**EXERCISE OBJECTIVE:** Retype the whole listing, please, keeping every line exact and dropping the pictures.

**DATASET EXTRACT:**
==============================

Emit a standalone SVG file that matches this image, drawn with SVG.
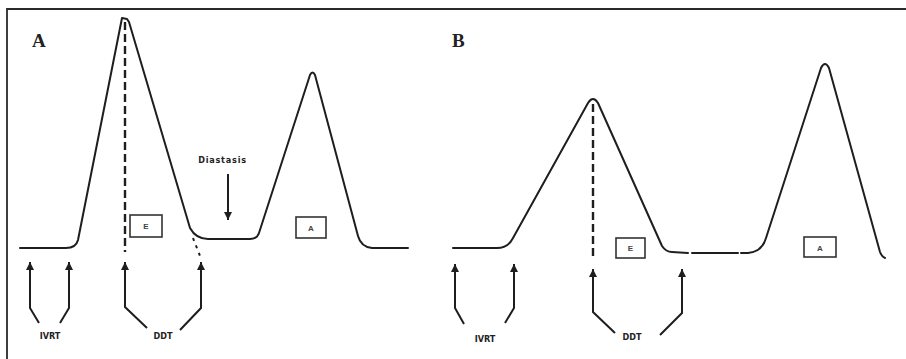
<svg xmlns="http://www.w3.org/2000/svg" width="906" height="359" viewBox="0 0 906 359">
<style>
.curve{fill:none;stroke:#1e1e1e;stroke-width:2;stroke-linejoin:round;stroke-linecap:round}
.dash{fill:none;stroke:#1e1e1e;stroke-width:2.4;stroke-dasharray:8 4}
.dot{fill:none;stroke:#1e1e1e;stroke-width:2;stroke-dasharray:3 5}
.arr{fill:none;stroke:#1e1e1e;stroke-width:2;marker-end:url(#ah)}
.box{fill:#fff;stroke:#333;stroke-width:1.6}
.panel{font-family:"Liberation Serif",serif;font-weight:bold;font-size:19px;fill:#222}
.lbl{font-family:"DejaVu Sans Condensed","DejaVu Sans",sans-serif;font-stretch:condensed;font-weight:bold;font-size:9px;fill:#222}
.blbl{font-family:"Liberation Sans",sans-serif;font-weight:bold;font-size:8px;fill:#444}
</style>
<defs>
<marker id="ah" viewBox="0 0 10 10" refX="10" refY="5" markerWidth="11" markerHeight="8" markerUnits="userSpaceOnUse" orient="auto">
<path d="M0,0 L10,5 L0,10 z" fill="#1e1e1e"/>
</marker>
</defs>
<rect width="906" height="359" fill="#fff"/>
<g id="frame">
<path d="M7,359 L7,9 L906,9" fill="none" stroke="#2a2a2a" stroke-width="1.8"/>
</g>
<g id="panelA">
<text class="panel" x="32" y="47">A</text>
<path class="curve" d="M20,248 L66,248 Q76,248 78,240 L122,18 L127,19 L129,22 L190,228 Q196,239 208,239 L250,239 Q257,239 259,233 L310,75 Q312.5,70 315,75 L358,236 Q361,247 372,248 L408,248"/>
<path class="dash" d="M125,22 L125,252"/>
<path class="dot" d="M193,238 L200,256"/>
<g id="boxEA"><rect class="box" x="130" y="215" width="32" height="22"/><text class="blbl" x="146" y="229" text-anchor="middle">E</text></g>
<g id="boxAA"><rect class="box" x="296" y="217" width="30" height="21"/><text class="blbl" x="311" y="230.5" text-anchor="middle">A</text></g>
<g id="diastasis"><text class="lbl" x="222.5" y="163" text-anchor="middle" letter-spacing="0.8">Diastasis</text></g>
<text class="lbl" x="50" y="339" text-anchor="middle">IVRT</text>
<text class="lbl" x="163" y="339" text-anchor="middle">DDT</text>
</g>
<g id="panelB">
<text class="panel" x="452" y="47">B</text>
<path class="curve" d="M453,248 L497,248 Q508,248 513,238 L588,103 Q593,95 598,103 L662,246 Q666,252 672,252 L688,253"/>
<path class="curve" d="M692,253 L738,253"/>
<path class="curve" d="M741,253 L748,253 Q762,252 766,238 L821,68 Q825,60 829,68 L880,252 Q882,257 885,258"/>
<path class="dash" d="M593,104 L593,257"/>
<g id="boxEB"><rect class="box" x="616" y="238" width="29" height="20"/><text class="blbl" x="630.5" y="251" text-anchor="middle">E</text></g>
<g id="boxAB"><rect class="box" x="804" y="237" width="32" height="20"/><text class="blbl" x="820" y="250.5" text-anchor="middle">A</text></g>
<text class="lbl" x="485" y="342" text-anchor="middle">IVRT</text>
<text class="lbl" x="632" y="340" text-anchor="middle">DDT</text>
</g>
<g id="connectors">
<path class="arr" d="M228,174 L228,220"/>
<path class="arr" d="M39,323 L30,308 L30,262"/>
<path class="arr" d="M60,323 L69,308 L69,262"/>
<path class="arr" d="M147,328 L125,307 L125,262"/>
<path class="arr" d="M180,330 L201,308 L201,262"/>
<path class="arr" d="M464,324 L455,308 L455,264"/>
<path class="arr" d="M505,323 L514,308 L514,264"/>
<path class="arr" d="M615,333 L593,312 L593,269"/>
<path class="arr" d="M660,335 L682,313 L682,269"/>
</g>
</svg>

==============================

**THE REPLY:**
Emit a standalone SVG file that matches this image, drawn with SVG.
<svg xmlns="http://www.w3.org/2000/svg" width="906" height="359" viewBox="0 0 906 359">
<style>
.curve{fill:none;stroke:#1e1e1e;stroke-width:2;stroke-linejoin:round;stroke-linecap:round}
.dash{fill:none;stroke:#1e1e1e;stroke-width:2.4;stroke-dasharray:8 4}
.dot{fill:none;stroke:#1e1e1e;stroke-width:2;stroke-dasharray:3 5}
.arr{fill:none;stroke:#1e1e1e;stroke-width:2;marker-end:url(#ah)}
.box{fill:#fff;stroke:#333;stroke-width:1.6}
.panel{font-family:"Liberation Serif",serif;font-weight:bold;font-size:19px;fill:#222}
.lbl{font-family:"DejaVu Sans Condensed","DejaVu Sans",sans-serif;font-stretch:condensed;font-weight:bold;font-size:9px;fill:#222}
.blbl{font-family:"Liberation Sans",sans-serif;font-weight:bold;font-size:8px;fill:#444}
</style>
<defs>
<marker id="ah" viewBox="0 0 10 10" refX="10" refY="5" markerWidth="11" markerHeight="8" markerUnits="userSpaceOnUse" orient="auto">
<path d="M0,0 L10,5 L0,10 z" fill="#1e1e1e"/>
</marker>
</defs>
<rect width="906" height="359" fill="#fff"/>
<g id="frame">
<path d="M7,359 L7,9 L906,9" fill="none" stroke="#2a2a2a" stroke-width="1.8"/>
</g>
<g id="panelA">
<text class="panel" x="32" y="47">A</text>
<path class="curve" d="M20,248 L66,248 Q76,248 78,240 L122,18 L127,19 L129,22 L190,228 Q196,239 208,239 L250,239 Q257,239 259,233 L310,75 Q312.5,70 315,75 L358,236 Q361,247 372,248 L408,248"/>
<path class="dash" d="M125,22 L125,252"/>
<path class="dot" d="M193,238 L200,256"/>
<g id="boxEA"><rect class="box" x="130" y="215" width="32" height="22"/><text class="blbl" x="146" y="229" text-anchor="middle">E</text></g>
<g id="boxAA"><rect class="box" x="296" y="217" width="30" height="21"/><text class="blbl" x="311" y="230.5" text-anchor="middle">A</text></g>
<g id="diastasis"><text class="lbl" x="222.5" y="163" text-anchor="middle" letter-spacing="0.8">Diastasis</text></g>
<text class="lbl" x="50" y="339" text-anchor="middle">IVRT</text>
<text class="lbl" x="163" y="339" text-anchor="middle">DDT</text>
</g>
<g id="panelB">
<text class="panel" x="452" y="47">B</text>
<path class="curve" d="M453,248 L497,248 Q508,248 513,238 L588,103 Q593,95 598,103 L662,246 Q666,252 672,252 L688,253"/>
<path class="curve" d="M692,253 L738,253"/>
<path class="curve" d="M741,253 L748,253 Q762,252 766,238 L821,68 Q825,60 829,68 L880,252 Q882,257 885,258"/>
<path class="dash" d="M593,104 L593,257"/>
<g id="boxEB"><rect class="box" x="616" y="238" width="29" height="20"/><text class="blbl" x="630.5" y="251" text-anchor="middle">E</text></g>
<g id="boxAB"><rect class="box" x="804" y="237" width="32" height="20"/><text class="blbl" x="820" y="250.5" text-anchor="middle">A</text></g>
<text class="lbl" x="485" y="342" text-anchor="middle">IVRT</text>
<text class="lbl" x="632" y="340" text-anchor="middle">DDT</text>
</g>
<g id="connectors">
<path class="arr" d="M228,174 L228,220"/>
<path class="arr" d="M39,323 L30,308 L30,262"/>
<path class="arr" d="M60,323 L69,308 L69,262"/>
<path class="arr" d="M147,328 L125,307 L125,262"/>
<path class="arr" d="M180,330 L201,308 L201,262"/>
<path class="arr" d="M464,324 L455,308 L455,264"/>
<path class="arr" d="M505,323 L514,308 L514,264"/>
<path class="arr" d="M615,333 L593,312 L593,269"/>
<path class="arr" d="M660,335 L682,313 L682,269"/>
</g>
</svg>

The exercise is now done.